In support of this thesis, he brings up the example of the climate change movement, which he claims failed because those in it didn’t actualize the changes of the movement in their own lives first.
First of all, if the climate change movement has so far failed, it isn’t because Al Gore owns a private plane, it is because climate change cannot be addressed without dismantling industrial capitalism, and because those in power would not be in power if they started to question, hinder, or even reform industrial capitalism. And to date, there is a huge disparity in power between those running the system, and the small number of climate activists opposing them.
If we are to stop industrial capitalism, we’re going to need to exert a power equal to or greater than that expressed by the power elites. And we can’t wait until we have a mass movement to do that. We’re going to need to adopt the techniques of asymmetrical warfare: direct action, community building, and outreach. Trying to get everyone on board with us might sound more friendly and democratic, but with the world at stake, there isn’t going to be time for those niceties. Nor can we afford to waste our time and energy focusing on actualizing within ourselves a vision of life after civilization.
In some ways, it doesn’t surprise me that the book fails to generate serious ways of addressing the problems of ecological collapse, because that is the not the focus of the book. The author, in fact, seems to give it almost no attention at all. Although we live on a planet that, in the absence of political resistance, is expected to warm 6°C this century, a planet whose oceans are expected to double in acidity this century, Greer appears to shirk any concern with anything but the basic welfare of modern humans on the far side of Hubbert’s Peak.

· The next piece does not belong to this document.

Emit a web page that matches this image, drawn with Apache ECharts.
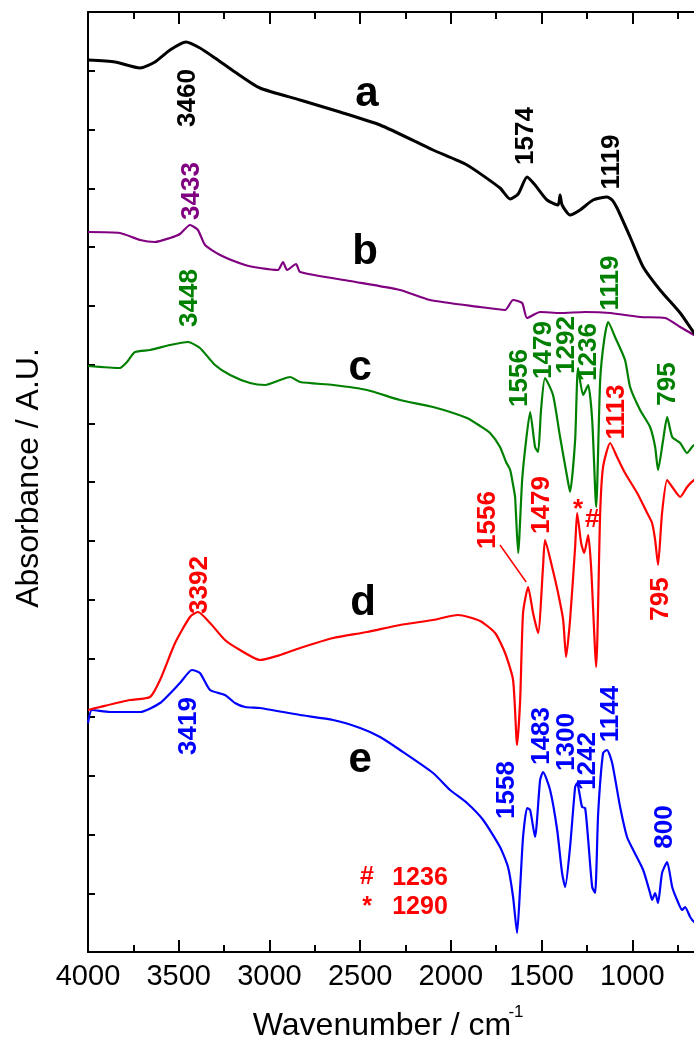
<!DOCTYPE html>
<html><head><meta charset="utf-8">
<script src="https://cdn.jsdelivr.net/npm/echarts/dist/echarts.min.js"></script>
<style>html,body{margin:0;padding:0;background:#fff}#c{width:694px;height:1051px}</style>
</head><body><div id="c"></div><script>
// ---- data: [wavenumber (cm-1), absorbance (arbitrary offset units)] ----
const curveA = [[4000,892],[3851,890],[3713,884],[3631,890],[3548,902],[3460,910],[3383,904],[3300,894],[3190,880],[3052,864],[2831,852],[2611,840],[2390,827],[2098,802],[1911,787],[1729,764],[1673,753],[1629,758],[1580,775],[1536,767],[1470,752],[1409,747],[1398,757],[1387,747],[1343,737],[1288,742],[1216,752],[1139,755],[1111,752],[1084,744],[1012,715],[940,685],[847,662],[736,639],[659,619],[626,612]];
const curveB = [[4000,720],[3824,719],[3713,712],[3631,710],[3548,714],[3493,718],[3438,727],[3394,722],[3355,707],[3272,697],[3134,687],[3052,684],[2953,682],[2925,690],[2903,682],[2853,688],[2831,680],[2556,671],[2280,662],[2115,652],[1839,645],[1701,642],[1657,652],[1607,649],[1580,634],[1508,640],[1398,639],[1260,640],[1122,639],[957,635],[819,634],[736,625],[659,617],[626,614]];
const curveC = [[4000,586],[3824,584],[3785,590],[3741,600],[3658,602],[3548,607],[3449,610],[3383,604],[3300,587],[3217,577],[3107,569],[3024,567],[2941,572],[2886,575],[2831,570],[2649,567],[2462,562],[2280,552],[2098,545],[1911,534],[1839,526],[1784,519],[1729,505],[1696,490],[1673,482],[1657,467],[1646,455],[1629,399],[1607,472],[1585,512],[1563,540],[1536,505],[1519,500],[1503,542],[1481,574],[1437,557],[1398,515],[1359,475],[1343,460],[1315,512],[1299,584],[1271,557],[1243,567],[1221,532],[1199,445],[1177,572],[1155,612],[1133,630],[1095,615],[1040,592],[1012,565],[957,542],[902,525],[874,505],[858,482],[830,512],[808,535],[780,515],[736,509],[698,499],[659,507],[626,507]];
const curveD = [[4000,242],[3934,245],[3768,252],[3658,255],[3603,272],[3520,309],[3438,335],[3394,340],[3327,329],[3245,312],[3162,302],[3052,292],[2941,297],[2831,304],[2649,314],[2462,320],[2280,327],[2098,332],[1960,337],[1839,331],[1756,319],[1701,299],[1657,272],[1635,207],[1618,252],[1602,339],[1574,365],[1547,339],[1519,319],[1492,385],[1481,412],[1442,385],[1409,359],[1381,332],[1365,295],[1343,332],[1315,405],[1304,439],[1282,409],[1265,399],[1243,417],[1227,385],[1199,285],[1177,439],[1161,485],[1122,509],[1084,495],[1040,479],[973,459],[918,439],[891,429],[874,412],[858,387],[836,439],[808,472],[780,465],[736,455],[698,465],[659,472],[626,474]];
const curveE = [[4000,229],[3978,242],[3879,240],[3713,240],[3603,249],[3493,269],[3427,282],[3383,279],[3327,262],[3245,257],[3190,249],[3134,245],[3052,244],[2831,237],[2649,232],[2500,224],[2390,215],[2280,202],[2098,179],[2004,162],[1911,149],[1822,132],[1729,105],[1685,85],[1657,55],[1635,19],[1618,65],[1602,115],[1580,144],[1563,142],[1536,115],[1508,172],[1492,180],[1453,162],[1414,122],[1387,79],[1370,65],[1343,105],[1315,165],[1304,169],[1277,145],[1260,144],[1243,112],[1221,65],[1205,59],[1188,139],[1161,199],[1139,202],[1111,189],[1067,145],[1029,115],[995,102],[940,82],[902,59],[891,52],[874,59],[858,49],[836,79],[808,90],[780,65],[753,52],[725,42],[709,45],[681,35],[659,30],[626,27]];

// peak annotations: [x, y, text]
const peaksA = [[3449,854,'3460'],[1585,816,'1574'],[1111,790,'1119']];
const peaksB = [[3427,761,'3433']];
const peaksC = [[3438,654,'3448'],[1618,574,'1556'],[1486,602,'1479'],[1359,607,'1292'],[1238,600,'1236'],[1117,669,'1119'],[802,568,'795']];
const peaksD = [[3383,367,'3392'],[1795,432,'1556'],[1497,447,'1479'],[1084,540,'1113'],[841,353,'795']];
const marksD = [[1299,442,'*'],[1221,432,'#']];
const peaksE = [[3443,226,'3419'],[1690,162,'1558'],[1497,216,'1483'],[1359,210,'1300'],[1243,191,'1242'],[1117,238,'1144'],[819,125,'800']];
const curveLetters = [[2462,858,'a'],[2473,700,'b'],[2500,584,'c'],[2484,349,'d'],[2500,192,'e']];
const keyText = [[2462,75,'#'],[2170,74,'1236'],[2462,45,'*'],[2170,45,'1290']];
const connector1556 = [[1729,407],[1585,370]];

const xTicks = {min:500, max:4000, interval:500};
const colors = {a:'#000000', b:'#800080', c:'#008000', d:'#ff0000', e:'#0000ff'};

const FONT = '"Liberation Sans", Arial, sans-serif';
const chart = echarts.init(document.getElementById('c'), null, {renderer:'canvas'});

function lineSeries(data, color, w){
  return {type:'line', data, showSymbol:false, symbol:'none', smooth:0.2,
    lineStyle:{color, width:w, opacity:1}, itemStyle:{color, opacity:1}, silent:true, animation:false, z:2};
}
function labelSeries(arr, color, rot, size, weight){
  return {type:'scatter', symbolSize:0, silent:true, animation:false, z:5,
    data: arr.map(d=>({value:[d[0],d[1]], name:d[2]})),
    itemStyle:{color:color, opacity:1},
    emphasis:{disabled:true},
    label:{show:true, position:'inside', formatter:'{b}', rotate:rot, color, opacity:1,
      textBorderWidth:0, textShadowBlur:0,
      fontSize:size, fontWeight:weight, fontFamily:FONT, align:'center', verticalAlign:'middle'}};
}

const axisCommon = {
  type:'value', min:xTicks.min, max:xTicks.max, interval:xTicks.interval, inverse:true,
  axisLine:{show:true, onZero:false, lineStyle:{color:'#000', width:2}},
  axisTick:{show:true, inside:true, length:12, lineStyle:{color:'#000', width:2}},
  minorTick:{show:true, splitNumber:2, length:7, lineStyle:{color:'#000', width:2}},
  splitLine:{show:false}, minorSplitLine:{show:false}
};

const redSeries = lineSeries(curveD, colors.d, 2.2);
redSeries.markLine = {silent:true, symbol:['none','none'], animation:false,
  label:{show:false}, lineStyle:{color:colors.d, width:1.5, type:'solid', opacity:1},
  emphasis:{disabled:true},
  data:[[{coord:connector1556[0]},{coord:connector1556[1]}]]};

chart.setOption({
  animation:false,
  backgroundColor:'#fff',
  grid:{left:88, top:12, width:635, height:940, containLabel:false, outerBoundsMode:'none'},
  xAxis:[
    Object.assign({}, axisCommon, {position:'bottom',
      axisLabel:{show:true, margin:10, color:'#000', fontSize:29, fontFamily:FONT,
        formatter:v=> v>=1000 ? String(v) : ''}}),
    Object.assign({}, axisCommon, {position:'top', axisLabel:{show:false}})
  ],
  yAxis:{type:'value', min:0, max:940, interval:58.75,
    axisLine:{show:true, onZero:false, lineStyle:{color:'#000', width:2}},
    axisTick:{show:true, inside:true, length:7, lineStyle:{color:'#000', width:2}},
    axisLabel:{show:false}, splitLine:{show:false}},
  graphic:[
    {type:'text', x:29, y:478, rotation:Math.PI/2, silent:true,
      style:{text:'Absorbance / A.U.', x:0, y:0, align:'center', verticalAlign:'middle',
        fill:'#000', font:'32px '+FONT}},
    {type:'text', x:382, y:1026, silent:true,
      style:{text:'Wavenumber / cm', x:0, y:0, align:'center', verticalAlign:'middle',
        fill:'#000', font:'32px '+FONT}},
    {type:'text', x:516, y:1012, silent:true,
      style:{text:'-1', x:0, y:0, align:'center', verticalAlign:'middle',
        fill:'#000', font:'17px '+FONT}}
  ],
  series:[
    lineSeries(curveE, colors.e, 2.2),
    redSeries,
    lineSeries(curveC, colors.c, 2.2),
    lineSeries(curveB, colors.b, 2.2),
    lineSeries(curveA, colors.a, 3),
    labelSeries(peaksA, colors.a, 90, 26, 'bold'),
    labelSeries(peaksB, colors.b, 90, 26, 'bold'),
    labelSeries(peaksC, colors.c, 90, 26, 'bold'),
    labelSeries(peaksD, colors.d, 90, 26, 'bold'),
    labelSeries(marksD, colors.d, 0, 26, 'bold'),
    labelSeries(peaksE, colors.e, 90, 26, 'bold'),
    labelSeries(curveLetters, '#000', 0, 42, 'bold'),
    labelSeries(keyText, colors.d, 0, 25, 'bold')
  ]
});
</script></body></html>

It never appears to occur to him that any group of people would find comfort in seeing oil production peak, or want to accelerate the collapse of industrial civilization. Rather, he assumes that like himself, we are all stranded in survival mode, all looking out for number one. But for those of us who care more about the health of forests than about our retirement plans, that care more about wild salmon than electricity, that care more about stopping climate change than about stopping energy shortages, there’s a lot of great work out there be done. And you don’t need to be an ascetic to do it.